● **Data excerpt**:
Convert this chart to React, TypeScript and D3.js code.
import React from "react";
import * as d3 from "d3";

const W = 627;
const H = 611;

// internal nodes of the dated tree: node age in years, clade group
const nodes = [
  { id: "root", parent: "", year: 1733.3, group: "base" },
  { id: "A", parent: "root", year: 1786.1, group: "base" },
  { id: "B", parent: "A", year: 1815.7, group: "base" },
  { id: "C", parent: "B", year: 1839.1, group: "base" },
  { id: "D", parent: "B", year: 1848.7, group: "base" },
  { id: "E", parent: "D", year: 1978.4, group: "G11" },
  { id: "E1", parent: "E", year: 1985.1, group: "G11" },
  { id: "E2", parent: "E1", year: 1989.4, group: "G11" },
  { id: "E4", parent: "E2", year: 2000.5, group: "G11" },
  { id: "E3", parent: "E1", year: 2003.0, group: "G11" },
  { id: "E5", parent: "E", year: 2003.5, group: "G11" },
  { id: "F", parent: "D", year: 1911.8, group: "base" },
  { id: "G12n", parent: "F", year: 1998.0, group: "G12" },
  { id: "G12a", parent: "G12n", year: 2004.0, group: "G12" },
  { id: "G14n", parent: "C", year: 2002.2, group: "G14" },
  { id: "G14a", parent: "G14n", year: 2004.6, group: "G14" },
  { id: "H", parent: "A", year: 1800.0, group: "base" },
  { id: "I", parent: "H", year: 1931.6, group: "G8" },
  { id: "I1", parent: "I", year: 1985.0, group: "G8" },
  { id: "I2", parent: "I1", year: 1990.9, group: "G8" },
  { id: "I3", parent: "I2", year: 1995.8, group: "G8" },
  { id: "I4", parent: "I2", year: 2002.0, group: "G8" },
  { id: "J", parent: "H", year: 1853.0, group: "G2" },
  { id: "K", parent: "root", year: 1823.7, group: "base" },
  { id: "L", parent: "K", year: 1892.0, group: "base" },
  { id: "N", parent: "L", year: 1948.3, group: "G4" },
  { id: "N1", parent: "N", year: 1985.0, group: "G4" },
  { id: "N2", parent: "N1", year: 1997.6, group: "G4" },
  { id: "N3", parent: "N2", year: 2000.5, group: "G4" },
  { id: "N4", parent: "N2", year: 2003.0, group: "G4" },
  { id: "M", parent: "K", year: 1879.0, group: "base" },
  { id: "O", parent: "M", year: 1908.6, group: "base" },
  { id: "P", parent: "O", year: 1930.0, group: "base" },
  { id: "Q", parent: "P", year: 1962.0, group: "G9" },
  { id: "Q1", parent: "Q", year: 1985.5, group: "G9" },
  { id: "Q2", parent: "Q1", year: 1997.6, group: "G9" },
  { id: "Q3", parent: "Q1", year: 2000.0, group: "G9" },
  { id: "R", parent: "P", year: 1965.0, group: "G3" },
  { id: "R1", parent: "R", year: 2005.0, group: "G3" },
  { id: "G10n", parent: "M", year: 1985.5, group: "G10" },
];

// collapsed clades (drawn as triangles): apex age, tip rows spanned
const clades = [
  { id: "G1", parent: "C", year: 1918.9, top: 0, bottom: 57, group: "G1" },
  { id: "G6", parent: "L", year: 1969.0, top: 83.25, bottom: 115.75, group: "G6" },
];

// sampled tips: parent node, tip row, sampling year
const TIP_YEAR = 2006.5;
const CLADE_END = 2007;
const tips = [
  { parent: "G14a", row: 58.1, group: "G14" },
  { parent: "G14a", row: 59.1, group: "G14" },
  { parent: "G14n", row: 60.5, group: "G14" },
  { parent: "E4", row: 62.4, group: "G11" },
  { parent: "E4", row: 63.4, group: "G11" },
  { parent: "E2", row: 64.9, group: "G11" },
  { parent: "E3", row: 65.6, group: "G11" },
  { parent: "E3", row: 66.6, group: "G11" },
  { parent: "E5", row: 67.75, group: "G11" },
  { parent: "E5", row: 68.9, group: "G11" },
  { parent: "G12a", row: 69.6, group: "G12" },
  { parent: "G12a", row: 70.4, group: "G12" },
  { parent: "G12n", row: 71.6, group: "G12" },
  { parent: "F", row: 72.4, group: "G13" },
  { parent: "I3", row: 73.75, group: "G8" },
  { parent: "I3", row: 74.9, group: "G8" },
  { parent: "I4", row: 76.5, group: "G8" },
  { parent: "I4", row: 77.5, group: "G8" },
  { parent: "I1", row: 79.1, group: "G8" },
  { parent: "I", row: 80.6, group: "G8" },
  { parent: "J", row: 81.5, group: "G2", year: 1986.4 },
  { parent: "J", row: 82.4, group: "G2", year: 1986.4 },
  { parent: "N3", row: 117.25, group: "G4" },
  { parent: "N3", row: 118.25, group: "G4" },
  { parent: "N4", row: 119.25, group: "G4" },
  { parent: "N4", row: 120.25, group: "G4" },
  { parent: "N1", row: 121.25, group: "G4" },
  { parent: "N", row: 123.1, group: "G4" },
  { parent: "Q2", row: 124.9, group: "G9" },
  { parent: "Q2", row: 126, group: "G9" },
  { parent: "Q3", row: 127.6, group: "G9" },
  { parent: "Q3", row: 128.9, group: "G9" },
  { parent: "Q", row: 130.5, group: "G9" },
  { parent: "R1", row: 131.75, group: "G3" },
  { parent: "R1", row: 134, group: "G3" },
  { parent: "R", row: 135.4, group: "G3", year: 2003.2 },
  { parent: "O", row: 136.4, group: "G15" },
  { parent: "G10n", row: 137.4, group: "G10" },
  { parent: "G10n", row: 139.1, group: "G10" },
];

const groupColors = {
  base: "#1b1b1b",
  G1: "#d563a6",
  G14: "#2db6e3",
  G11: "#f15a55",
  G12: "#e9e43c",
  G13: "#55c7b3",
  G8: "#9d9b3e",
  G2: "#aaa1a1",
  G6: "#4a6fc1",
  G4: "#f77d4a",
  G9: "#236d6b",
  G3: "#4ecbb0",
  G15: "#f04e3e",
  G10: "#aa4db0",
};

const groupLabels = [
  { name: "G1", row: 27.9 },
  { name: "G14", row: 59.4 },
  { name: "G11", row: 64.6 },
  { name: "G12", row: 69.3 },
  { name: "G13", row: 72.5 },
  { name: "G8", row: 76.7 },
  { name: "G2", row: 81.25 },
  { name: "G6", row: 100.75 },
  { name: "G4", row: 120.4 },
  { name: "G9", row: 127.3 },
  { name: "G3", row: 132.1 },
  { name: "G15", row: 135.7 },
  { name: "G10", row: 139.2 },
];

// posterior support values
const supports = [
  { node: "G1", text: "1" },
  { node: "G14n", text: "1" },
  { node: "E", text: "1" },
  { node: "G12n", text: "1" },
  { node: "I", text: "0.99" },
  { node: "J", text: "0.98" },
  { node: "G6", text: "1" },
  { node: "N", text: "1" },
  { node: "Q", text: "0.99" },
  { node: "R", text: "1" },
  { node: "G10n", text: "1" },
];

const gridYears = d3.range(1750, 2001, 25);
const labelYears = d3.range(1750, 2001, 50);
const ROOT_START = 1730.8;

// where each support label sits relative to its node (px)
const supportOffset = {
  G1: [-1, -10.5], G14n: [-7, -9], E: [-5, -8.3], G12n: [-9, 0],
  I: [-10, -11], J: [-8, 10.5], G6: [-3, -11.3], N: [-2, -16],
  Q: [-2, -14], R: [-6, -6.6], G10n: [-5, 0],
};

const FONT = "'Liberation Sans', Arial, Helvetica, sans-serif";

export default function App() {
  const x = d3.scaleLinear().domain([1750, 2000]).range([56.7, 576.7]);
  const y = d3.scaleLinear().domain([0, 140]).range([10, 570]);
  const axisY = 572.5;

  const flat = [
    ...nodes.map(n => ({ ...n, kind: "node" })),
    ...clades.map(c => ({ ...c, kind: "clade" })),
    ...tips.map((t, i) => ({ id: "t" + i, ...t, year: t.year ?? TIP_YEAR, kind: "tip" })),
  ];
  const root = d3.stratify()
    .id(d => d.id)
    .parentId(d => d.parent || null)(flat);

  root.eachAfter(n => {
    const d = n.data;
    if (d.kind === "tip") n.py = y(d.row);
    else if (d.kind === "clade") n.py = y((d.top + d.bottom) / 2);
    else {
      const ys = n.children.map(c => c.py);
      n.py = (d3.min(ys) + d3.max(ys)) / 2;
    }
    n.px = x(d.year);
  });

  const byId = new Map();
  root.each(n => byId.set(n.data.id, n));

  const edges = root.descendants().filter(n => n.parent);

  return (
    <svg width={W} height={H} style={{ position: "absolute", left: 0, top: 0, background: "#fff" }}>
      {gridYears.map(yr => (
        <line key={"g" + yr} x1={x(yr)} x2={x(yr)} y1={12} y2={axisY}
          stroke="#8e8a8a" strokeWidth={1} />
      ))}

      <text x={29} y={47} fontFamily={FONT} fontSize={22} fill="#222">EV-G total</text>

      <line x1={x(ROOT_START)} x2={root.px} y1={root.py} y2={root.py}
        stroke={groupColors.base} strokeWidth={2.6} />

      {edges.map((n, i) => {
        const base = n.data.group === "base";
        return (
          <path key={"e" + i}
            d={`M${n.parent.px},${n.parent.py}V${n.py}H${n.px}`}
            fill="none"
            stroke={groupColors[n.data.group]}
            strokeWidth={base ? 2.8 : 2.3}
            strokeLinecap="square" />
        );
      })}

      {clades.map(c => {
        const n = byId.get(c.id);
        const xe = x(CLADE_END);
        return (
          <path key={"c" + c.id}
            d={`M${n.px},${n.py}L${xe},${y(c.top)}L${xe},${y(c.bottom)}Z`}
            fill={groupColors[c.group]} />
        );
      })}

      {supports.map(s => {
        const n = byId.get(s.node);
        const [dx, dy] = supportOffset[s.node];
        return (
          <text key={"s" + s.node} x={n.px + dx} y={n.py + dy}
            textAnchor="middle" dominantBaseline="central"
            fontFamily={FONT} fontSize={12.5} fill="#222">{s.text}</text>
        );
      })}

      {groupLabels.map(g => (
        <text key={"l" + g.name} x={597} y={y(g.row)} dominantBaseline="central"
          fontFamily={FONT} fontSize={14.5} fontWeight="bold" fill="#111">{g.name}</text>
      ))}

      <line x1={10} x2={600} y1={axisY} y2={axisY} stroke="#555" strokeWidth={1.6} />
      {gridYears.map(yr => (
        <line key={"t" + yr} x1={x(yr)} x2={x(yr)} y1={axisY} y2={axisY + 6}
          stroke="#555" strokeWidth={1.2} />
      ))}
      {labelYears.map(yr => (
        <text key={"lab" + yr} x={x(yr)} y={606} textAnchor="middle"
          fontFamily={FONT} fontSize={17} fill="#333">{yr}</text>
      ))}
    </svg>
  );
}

● **Description of the task**: Return exactly the lines that run from the top of the listing above to the line containing "const H = 611;", please, keeping both end lines and leaving out everything else.

● **Answer for this exercise**:
Convert this chart to React, TypeScript and D3.js code.
import React from "react";
import * as d3 from "d3";

const W = 627;
const H = 611;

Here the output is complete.